Diese Aktionen würden sich rentieren – auch für die Stadtverwaltung, ist sich der Ökologe sicher. Der Schlossberg lasse sich touristisch und für die Naherholung gut vermarkten. „Die Aufwertung der touristischen Infrastruktur auf dem Schlossberg wird im Rahmen des Tourismuskonzepts als prioritäre Aufgabe vorgeschlagen“, äußert sich Tourismus-Chefin Franziska Pankow von der Freiburg Wirtschaft Touristik und Messe GmbH (FWTM). Der Schlossberg sei ein Hotspot für Bürger und Gäste. „Bei der Infrastrukturplanung sind viele unterschiedliche Interessen, darunter auch der Naturschutz, zu berücksichtigen“, betont sie. Die Maßnahmen müssten aber nicht zuletzt auch finanziert werden.

Schoof setzt auf das Schwarzwald-Feeling: „Wir können zwei Fliegen mit einer Klappe schlagen. Eine Rinderweide wäre eine Attraktion, man kann auch Naturschutzinfotafeln anbringen und alles miteinander verbinden.“ Das fördere den Tourismus, der Naturschutz profitiere davon und der Geldsack der Stadt könne von mehr zufriedenen Touristen gefüllt werden.

Der erste Schritt ist getan: Seit vergangenen April leben Ziegen und Schafe zu Forschungszwecken auf Wiese und Wald am Schlossberg – ein Projekt betreut Schoof selbst (wir berichteten).
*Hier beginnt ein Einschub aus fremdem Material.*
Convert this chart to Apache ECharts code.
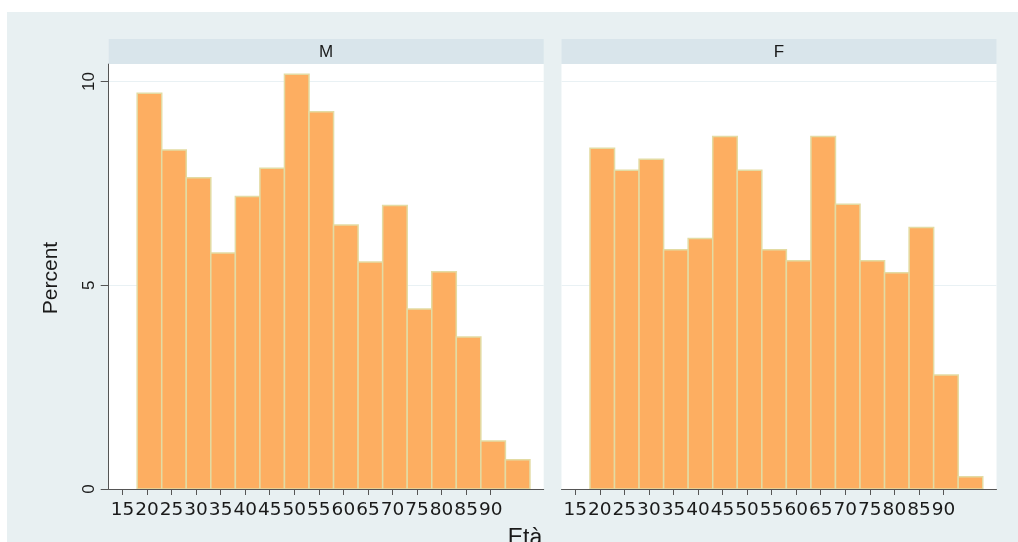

Offiziell hat sich die FWTM noch nicht zu der Studie geäußert, sie liege ihr bislang nicht vor. „Die in der Presse veröffentlichten Vorschläge finden wir jedoch interessant und würden diese in die Gesamtplanung einbeziehen“, so Pankow. Ihr Vorschlag ist, nach der Verabschiedung des Tourismuskonzepts im kommenden Jahr, gemeinsam mit der Stadtverwaltung ein „Gesamtkonzept Schlossberg“ auszuschreiben.